To keep up with the evolving threat landscape, detectors need to be generalisable across different datasets and deepfake generation methods. With the release of a new deepfake dataset - DeepAction (Bohacek & Farid, 2024) - we took the opportunity to assess the generalisability of open-source deepfake detectors across the dataset and deepfake generation methods.
While much of our work involves evaluating closed-source models, there's much to be learned from open-source models and we hope that the lessons learned from our assessment will be useful to the wider community evaluating deepfake detectors and those building generalisable models.
Key Takeaways
- When fine-tuned on new data, deepfake detectors can perform well even outside their original training domain (faces) - achieving 95%+ AUC scores on action videos. This suggests the underlying architectures are capable of adapting to new types of deepfakes when properly trained.
- However, pre-trained models perform poorly when tested on new types of deepfakes without fine-tuning - even for models designed to be more generalisable and pre-trained on large datasets, AUC scores drop to 67-71%. This highlights the challenge of building truly generalisable detectors.

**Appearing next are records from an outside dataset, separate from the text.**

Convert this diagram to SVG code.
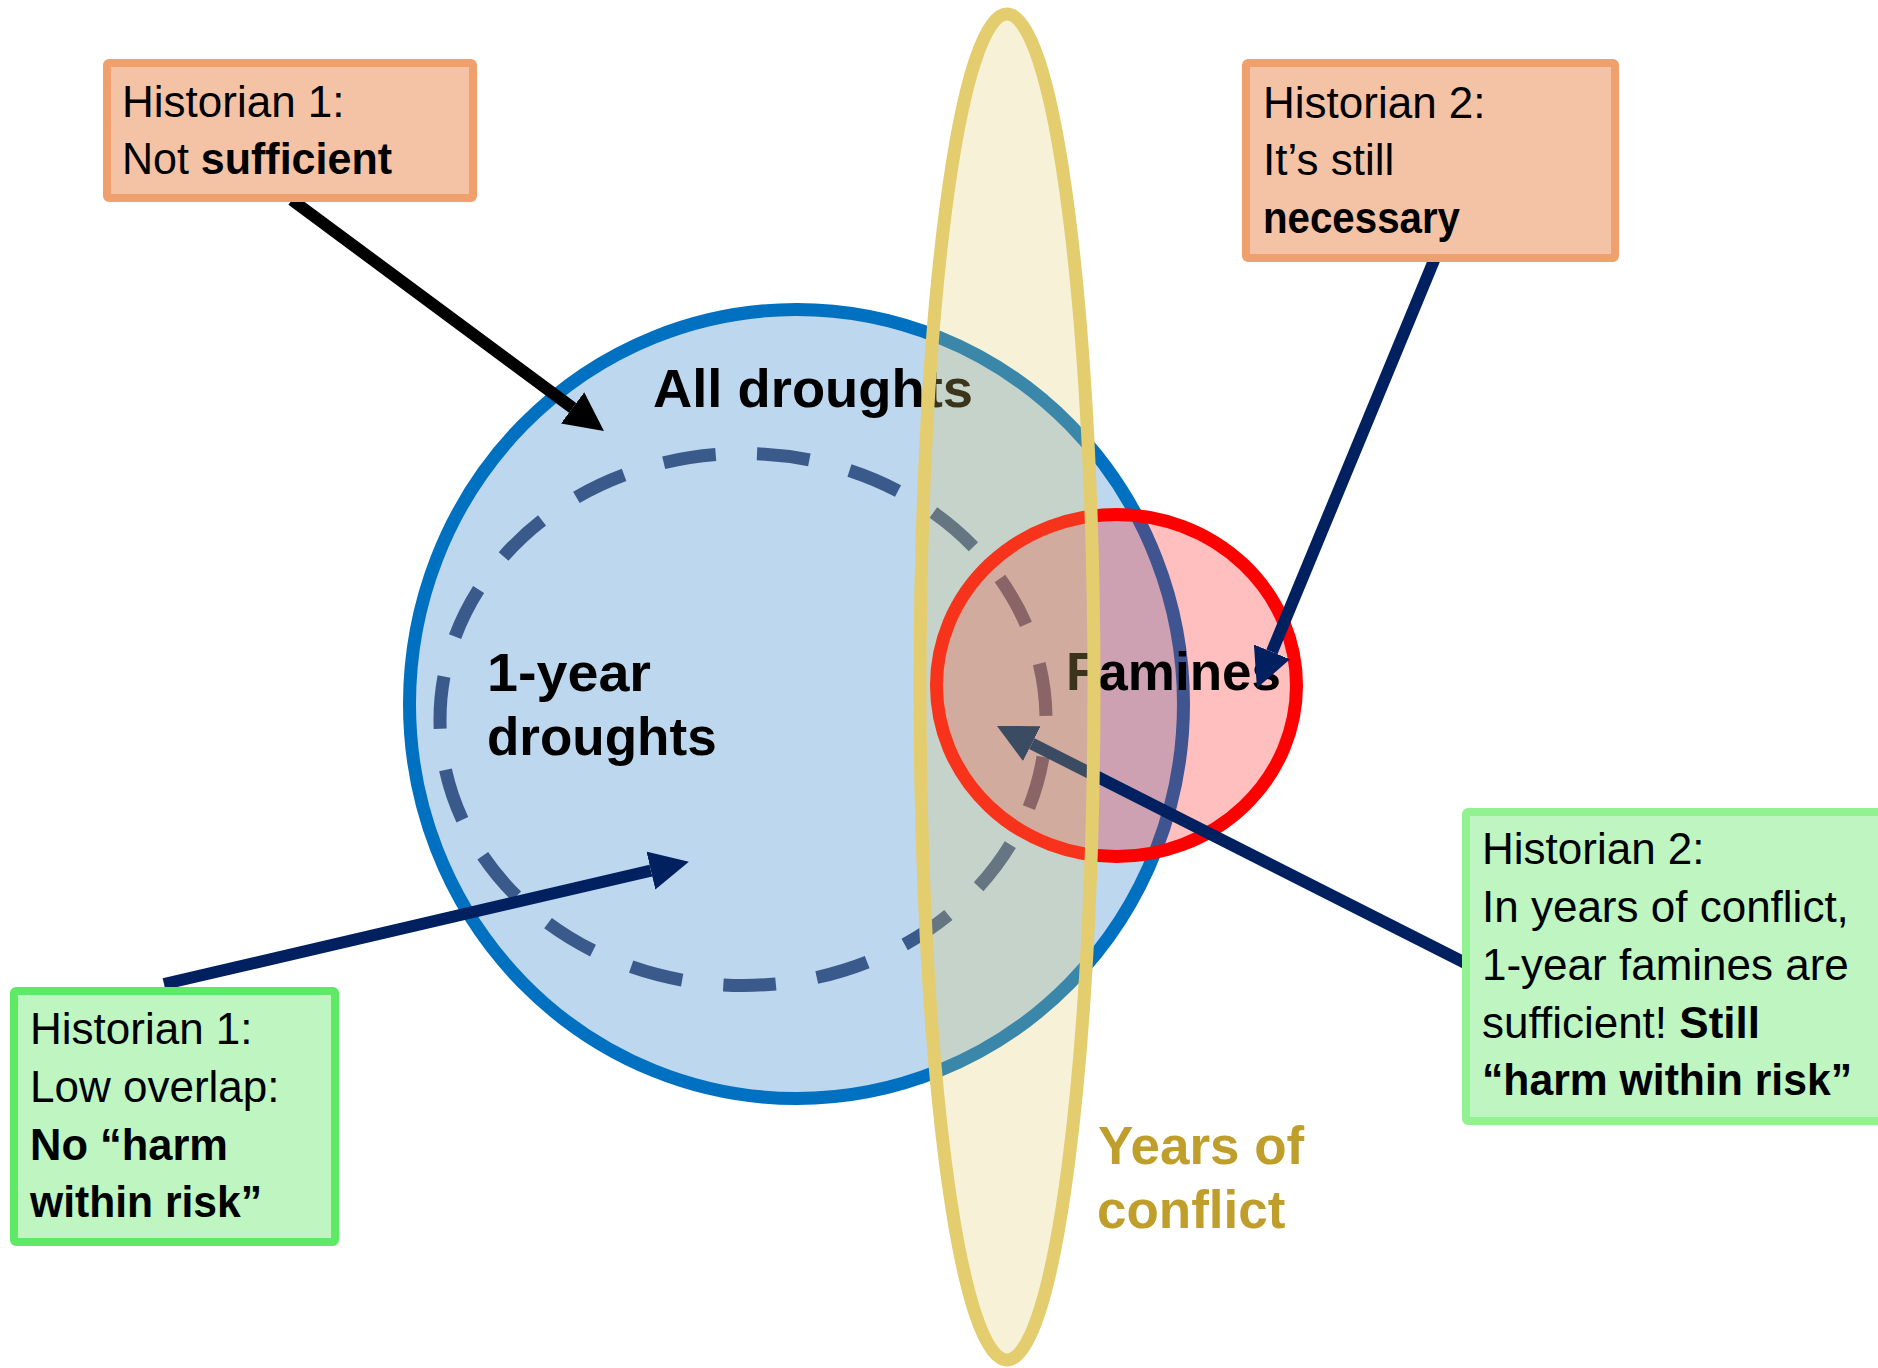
<svg xmlns="http://www.w3.org/2000/svg" width="1878" height="1368" viewBox="0 0 1878 1368">
  <style>
    .txt { font-family: "Liberation Sans", Arial, sans-serif; font-size: 44px; fill: #000000; }
    .b { font-weight: bold; }
    .label { font-family: "Liberation Sans", Arial, sans-serif; font-size: 53px; font-weight: bold; fill: #000000; }
    .orange { fill: #F4C3A5; stroke: #F0A06C; stroke-width: 8; }
    .green { fill: #BEF5C1; stroke: #5FEA66; stroke-width: 8; }
    .arrow { fill: none; stroke-width: 12; stroke-linecap: butt; }
  </style>
  <defs>
    <marker id="head-black" markerUnits="userSpaceOnUse" viewBox="0 0 39 39" markerWidth="39" markerHeight="39" refX="0" refY="19.5" orient="auto">
      <path d="M0,0 L39,19.5 L0,39 Z" fill="#000000"/>
    </marker>
    <marker id="head-navy" markerUnits="userSpaceOnUse" viewBox="0 0 39 39" markerWidth="39" markerHeight="39" refX="0" refY="19.5" orient="auto">
      <path d="M0,0 L39,19.5 L0,39 Z" fill="#002060"/>
    </marker>
  </defs>

  <rect width="1878" height="1368" fill="#FFFFFF"/>

  <g id="all-droughts">
    <ellipse cx="796.5" cy="704" rx="387" ry="394.5" fill="#BDD7EE" stroke="#0070C0" stroke-width="13"/>
    <text class="label" x="653" y="407" textLength="320" lengthAdjust="spacingAndGlyphs">All droughts</text>
  </g>

  <g id="one-year-droughts">
    <path d="M743,453.5 A303,266 0 1,1 743,985.5 A303,266 0 1,1 743,453.5 Z" pathLength="1900" fill="none" stroke="#3B5A8C" stroke-width="13" stroke-dasharray="56 44" stroke-dashoffset="85"/>
    <text class="label" x="487" y="691" textLength="164" lengthAdjust="spacingAndGlyphs">1-year</text>
    <text class="label" x="487" y="755">droughts</text>
  </g>

  <g id="famines">
    <ellipse cx="1116.5" cy="685.5" rx="180" ry="171" fill="#FF0000" fill-opacity="0.25" stroke="#FF0000" stroke-width="13"/>
    <text class="label" x="1066" y="690">Famines</text>
  </g>

  <g id="connectors">
    <line class="arrow" x1="292" y1="200" x2="572.6" y2="407.9" stroke="#000000" stroke-width="14" marker-end="url(#head-black)"/>
    <line class="arrow" x1="1435" y1="258" x2="1271.9" y2="651.9" stroke="#002060" marker-end="url(#head-navy)"/>
    <line class="arrow" x1="164" y1="984" x2="650.9" y2="870.6" stroke="#002060" marker-end="url(#head-navy)"/>
    <line class="arrow" x1="1470" y1="965.4" x2="1031.8" y2="743.6" stroke="#002060" marker-end="url(#head-navy)"/>
  </g>

  <g id="years-of-conflict">
    <ellipse cx="1007" cy="687" rx="87" ry="673" fill="#E0C969" fill-opacity="0.26" stroke="#E3CD6E" stroke-width="13"/>
    <text class="label" x="1098" y="1164" style="fill:#BF9E2C">Years of</text>
    <text class="label" x="1097" y="1228" style="fill:#BF9E2C">conflict</text>
  </g>

  <g id="historian1-not-sufficient">
    <rect class="orange" x="107" y="63" width="366" height="135" rx="2"/>
    <text class="txt" x="122" y="117">Historian 1:</text>
    <text class="txt" x="122" y="174" textLength="270" lengthAdjust="spacingAndGlyphs">Not <tspan class="b">sufficient</tspan></text>
  </g>

  <g id="historian2-necessary">
    <rect class="orange" x="1246" y="63" width="369" height="195" rx="2"/>
    <text class="txt" x="1263" y="118">Historian 2:</text>
    <text class="txt" x="1263" y="175">It’s still</text>
    <text class="txt b" x="1263" y="233" textLength="197" lengthAdjust="spacingAndGlyphs">necessary</text>
  </g>

  <g id="historian1-low-overlap">
    <rect class="green" x="14" y="991" width="321" height="251" rx="2"/>
    <text class="txt" x="30" y="1044">Historian 1:</text>
    <text class="txt" x="30" y="1102">Low overlap:</text>
    <text class="txt b" x="30" y="1160" textLength="198" lengthAdjust="spacingAndGlyphs">No “harm</text>
    <text class="txt b" x="30" y="1217" textLength="232" lengthAdjust="spacingAndGlyphs">within risk”</text>
  </g>

  <g id="historian2-sufficient">
    <rect class="green" x="1466" y="812" width="440" height="309" rx="2" style="stroke:#92F292"/>
    <text class="txt" x="1482" y="864">Historian 2:</text>
    <text class="txt" x="1482" y="922">In years of conflict,</text>
    <text class="txt" x="1482" y="980">1-year famines are</text>
    <text class="txt" x="1482" y="1038">sufficient! <tspan class="b">Still</tspan></text>
    <text class="txt b" x="1482" y="1095" textLength="370" lengthAdjust="spacingAndGlyphs">“harm within risk”</text>
  </g>
</svg>
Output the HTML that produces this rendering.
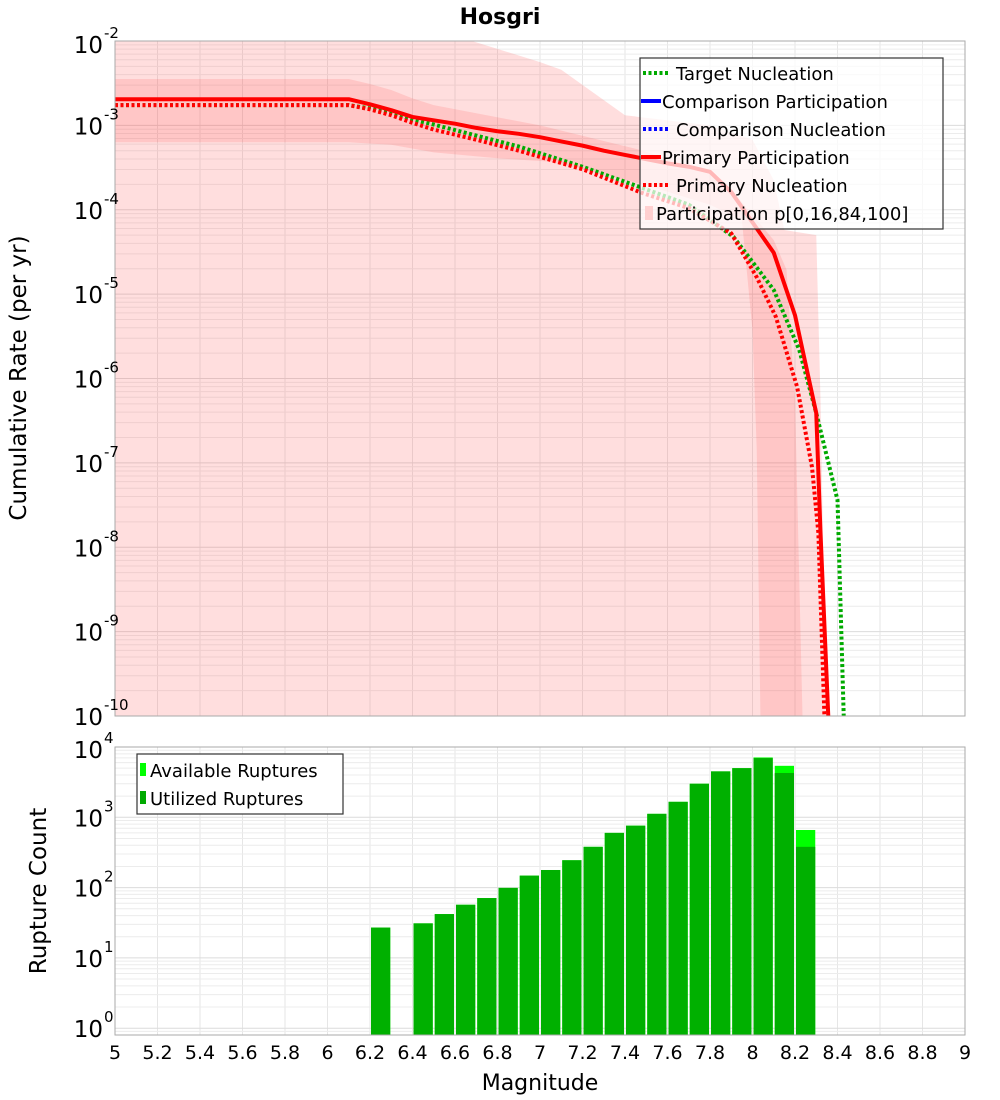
<!DOCTYPE html>
<html><head><meta charset="utf-8"><style>
html,body{margin:0;padding:0;background:#fff;}
svg{display:block;font-family:"DejaVu Sans","Liberation Sans",sans-serif;}
</style></head><body>
<svg id="chart" width="1000" height="1100" viewBox="0 0 1000 1100">
<defs>
<clipPath id="clipTop"><rect x="115" y="41" width="850" height="675"/></clipPath>
<clipPath id="clipBot"><rect x="115" y="747" width="850" height="288"/></clipPath>
</defs>
<text x="500" y="24" text-anchor="middle" font-size="22" font-weight="bold">Hosgri</text>
<rect x="115" y="41" width="850" height="675" fill="#fff"/>
<rect x="115" y="747" width="850" height="288" fill="#fff"/>
<g id="topGrid"></g><g id="topBands" clip-path="url(#clipTop)"></g><g id="topLines" clip-path="url(#clipTop)"></g>
<g id="botGrid"></g><g id="botBars" clip-path="url(#clipBot)"></g>
<rect x="115" y="41" width="850" height="675" fill="none" stroke="#aaa" stroke-width="1"/>
<rect x="115" y="747" width="850" height="288" fill="none" stroke="#aaa" stroke-width="1"/>
<g id="axes"></g>
<text transform="translate(26,378) rotate(-90)" text-anchor="middle" font-size="23">Cumulative Rate (per yr)</text>
<text transform="translate(46,891) rotate(-90)" text-anchor="middle" font-size="23">Rupture Count</text>
<text x="540" y="1090" text-anchor="middle" font-size="22">Magnitude</text>
<g>
<rect x="640" y="58" width="303" height="171" fill="rgba(255,255,255,0.72)" stroke="#333" stroke-width="1.2"/>
<line x1="643" y1="73" x2="669" y2="73" stroke="#00aa00" stroke-width="4" stroke-dasharray="3,2.5"/>
<text x="676" y="80" font-size="18">Target Nucleation</text>
<line x1="641" y1="101" x2="661" y2="101" stroke="#0000ff" stroke-width="4"/>
<text x="662" y="108" font-size="18">Comparison Participation</text>
<line x1="643" y1="129" x2="669" y2="129" stroke="#0000ff" stroke-width="4" stroke-dasharray="3,2.5"/>
<text x="676" y="136" font-size="18">Comparison Nucleation</text>
<line x1="641" y1="157" x2="661" y2="157" stroke="#ff0000" stroke-width="4"/>
<text x="662" y="164" font-size="18">Primary Participation</text>
<line x1="643" y1="185" x2="669" y2="185" stroke="#ff0000" stroke-width="4" stroke-dasharray="3,2.5"/>
<text x="676" y="192" font-size="18">Primary Nucleation</text>
<rect x="645" y="206" width="8" height="14" fill="#ffd0d0"/>
<text x="656" y="220" font-size="18">Participation p[0,16,84,100]</text>
</g>
<g>
<rect x="137" y="754" width="206" height="60" fill="#fff" stroke="#333" stroke-width="1.2"/>
<rect x="140" y="763" width="6" height="13" fill="#00ff00"/>
<text x="150" y="777" font-size="18">Available Ruptures</text>
<rect x="140" y="791" width="6" height="13" fill="#00aa00"/>
<text x="150" y="805" font-size="18">Utilized Ruptures</text>
</g>
</svg>
<script>
// ---- data ----
const partMags = [5.0,6.1,6.2,6.3,6.4,6.5,6.6,6.7,6.8,6.9,7.0,7.1,7.2,7.3,7.4,7.5,7.6,7.7,7.8,7.9,8.0,8.1,8.2,8.3,8.32,8.365];
const partLog  = [-2.69,-2.69,-2.75,-2.82,-2.90,-2.94,-2.98,-3.03,-3.07,-3.10,-3.14,-3.19,-3.24,-3.30,-3.35,-3.40,-3.45,-3.49,-3.55,-3.79,-4.15,-4.51,-5.25,-6.41,-7.83,-10.5];
const nuclMags = [5.0,6.1,6.2,6.3,6.4,6.5,6.7,6.9,7.05,7.2,7.48,7.7,7.9,8.02,8.11,8.21,8.28,8.31,8.345];
const nuclLog  = [-2.76,-2.76,-2.81,-2.88,-2.97,-3.05,-3.17,-3.30,-3.41,-3.52,-3.80,-3.98,-4.28,-4.80,-5.27,-6.10,-7.05,-7.83,-10.5];
const targMags = [5.0,6.1,6.2,6.3,6.4,6.5,6.7,6.9,7.05,7.2,7.48,7.7,7.91,8.1,8.22,8.3,8.4,8.435];
const targLog  = [-2.76,-2.76,-2.80,-2.85,-2.93,-2.99,-3.12,-3.25,-3.37,-3.49,-3.74,-3.94,-4.32,-4.95,-5.66,-6.41,-7.44,-10.5];
const outerMags  = [5.0,6.68,7.0,7.1,7.4,7.8,8.0,8.1,8.15,8.3,8.32,8.35];
const outerHiLog = [-1.5,-2.0,-2.25,-2.34,-2.88,-3.0,-3.17,-3.65,-4.24,-4.30,-6.25,-10.5];
const outerLoLog = [-10.5,-10.5,-10.5,-10.5,-10.5,-10.5,-10.5,-10.5,-10.5,-10.5,-10.5,-10.5];
const innerHiMags = [5.0,6.1,6.2,6.3,6.4,6.5,7.0,7.47,7.8,7.94,8.1,8.16,8.2,8.24];
const innerHiLog  = [-2.45,-2.45,-2.51,-2.58,-2.68,-2.76,-3.0,-3.29,-3.56,-3.88,-4.36,-4.71,-6.25,-10.5];
const innerLoMags = [5.0,6.1,6.3,6.5,6.8,7.05,7.5,7.8,7.9,7.95,8.0,8.02,8.04];
const innerLoLog  = [-3.2,-3.2,-3.23,-3.32,-3.39,-3.43,-3.71,-3.94,-4.06,-4.12,-5.43,-6.85,-10.5];
const binMags   = [6.2,6.4,6.5,6.6,6.7,6.8,6.9,7.0,7.1,7.2,7.3,7.4,7.5,7.6,7.7,7.8,7.9,8.0,8.1,8.2];
const utilized  = [27,31,42,57,71,99,148,178,245,380,600,760,1120,1660,3000,4500,5000,6950,4270,380];
const available = [27,31,42,57,71,99,148,178,245,380,600,760,1120,1660,3000,4500,5000,7100,5400,660];
const xTicks = ["5","5.2","5.4","5.6","5.8","6","6.2","6.4","6.6","6.8","7","7.2","7.4","7.6","7.8","8","8.2","8.4","8.6","8.8","9"];
const rateExps = [-2,-3,-4,-5,-6,-7,-8,-9,-10];
const countExps = [4,3,2,1,0];

// ---- axes ----
const NS="http://www.w3.org/2000/svg";
const X0=115,X1=965;
const xs=m=>X0+(m-5)*(X1-X0)/4;
const yTop=l=>41+(-2-l)*675/8;
const yBot=l=>747+(4-l)*70.3;
function mk(tag,attrs,parent){const e=document.createElementNS(NS,tag);for(const k in attrs)e.setAttribute(k,attrs[k]);parent.appendChild(e);return e;}
const gTG=document.getElementById('topGrid'),gBG=document.getElementById('botGrid');
const gBand=document.getElementById('topBands'),gLine=document.getElementById('topLines');
const gBars=document.getElementById('botBars'),gAx=document.getElementById('axes');

// grids
for(let i=0;i<=20;i++){const x=xs(5+i*0.2);
 let l=mk('line',{x1:x,x2:x,y1:41,y2:716,stroke:'#e6e6e6','stroke-width':1},gTG);
 
 
 let l2=mk('line',{x1:x,x2:x,y1:747,y2:1035,stroke:'#e6e6e6','stroke-width':1},gBG);
 
 }
for(let d=-10;d<-2;d++)for(let k=1;k<10;k++){const y=yTop(d+Math.log10(k));
 let l=mk('line',{x1:115,x2:965,y1:y,y2:y,stroke:k==1?'#dcdcdc':'#ececec','stroke-width':1},gTG);
 
 }
for(let d=-1;d<4;d++)for(let k=1;k<10;k++){const y=yBot(d+Math.log10(k));if(y>1035||y<747)continue;
 let l=mk('line',{x1:115,x2:965,y1:y,y2:y,stroke:k==1?'#dcdcdc':'#ececec','stroke-width':1},gBG);
 
 }

// bands
function bandPath(hm,hl,lm,ll){let p=hm.map((m,i)=>(i?'L':'M')+xs(m)+','+yTop(hl[i]));
 for(let i=lm.length-1;i>=0;i--)p.push('L'+xs(lm[i])+','+yTop(ll[i]));return p.join(' ')+'Z';}
let ob=mk('path',{d:bandPath(outerMags,outerHiLog,outerMags,outerLoLog),fill:'rgba(255,60,60,0.17)'},gBand);


let ib=mk('path',{d:bandPath(innerHiMags,innerHiLog,innerLoMags,innerLoLog),fill:'rgba(255,60,60,0.14)'},gBand);



// lines
function line(ms,ls,color,dash,name){const pts=ms.map((m,i)=>xs(m)+','+yTop(ls[i])).join(' ');
 const a={points:pts,fill:'none',stroke:color,'stroke-width':4,'stroke-linejoin':'round'};if(dash)a['stroke-dasharray']=dash;
 const e=mk('polyline',a,gLine);return e;}
let lt=line(targMags,targLog,'#00aa00','3,2.5');


let lpn=line(nuclMags,nuclLog,'#ff0000','3,2.5');


let lpp=line(partMags,partLog,'#ff0000',null);



// bars
binMags.forEach((m,i)=>{const x=xs(m)+1,w=xs(m+0.1)-xs(m)-2;
 const ya=yBot(Math.log10(available[i])),yu=yBot(Math.log10(utilized[i]));
 let a=mk('rect',{x:x,y:ya,width:w,height:1035-ya,fill:'#00ff00'},gBars);
 
 
 let u=mk('rect',{x:x,y:yu,width:w,height:1035-yu,fill:'#00b000'},gBars);
 
 });

// tick labels
xTicks.forEach(t=>{let e=mk('text',{x:xs(parseFloat(t)),y:1059,'text-anchor':'middle','font-size':19},gAx);e.textContent=t;
 
 });
function powLabel(y,exp,name){const g=mk('text',{x:103,y:y+9,'text-anchor':'end','font-size':23},gAx);g.textContent='10';
 
 
 const s=mk('text',{x:104,y:y-6,'font-size':15},gAx);s.textContent=String(exp);
 
 }
rateExps.forEach(e=>powLabel(yTop(e)+(e==-2?3:0),e,'rate-y-tick-label'));
countExps.forEach(e=>powLabel(yBot(e)+(e==4?2:0),e,'count-y-tick-label'));
</script>
</body></html>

- Generalisability exists on a spectrum - while newer architectures like UCF and CLIP show promise, their effectiveness must be validated on unseen datasets that mirror real-world deployment conditions.
- Feature separation in the latent space does not automatically translate to strong classification performance. However, when a model learns meaningful representations, adapting it to new domains can be as simple as retraining the final classification layer - as demonstrated by CLIP's rapid improvement from 71% to 94% AUC by freezing the underlying parameters and training a new classifier.
DeepAction Dataset
The DeepAction Dataset, is a comprehensive collection of human action videos consisting of 3,100 AI-generated clips from seven text-to-video models (BD AnimateDif (Lin & Yang, 2024), CogVideoX-5B (Yang et al., 2024), RunwayML Gen3 (RunwayML, n.d.), Stable Diffusion (Blattmann et al., 2023), Veo (Veo, n.d.), and VideoPoet (Kondratyuk et al., 2024) and 100 matching real videos from Pexels.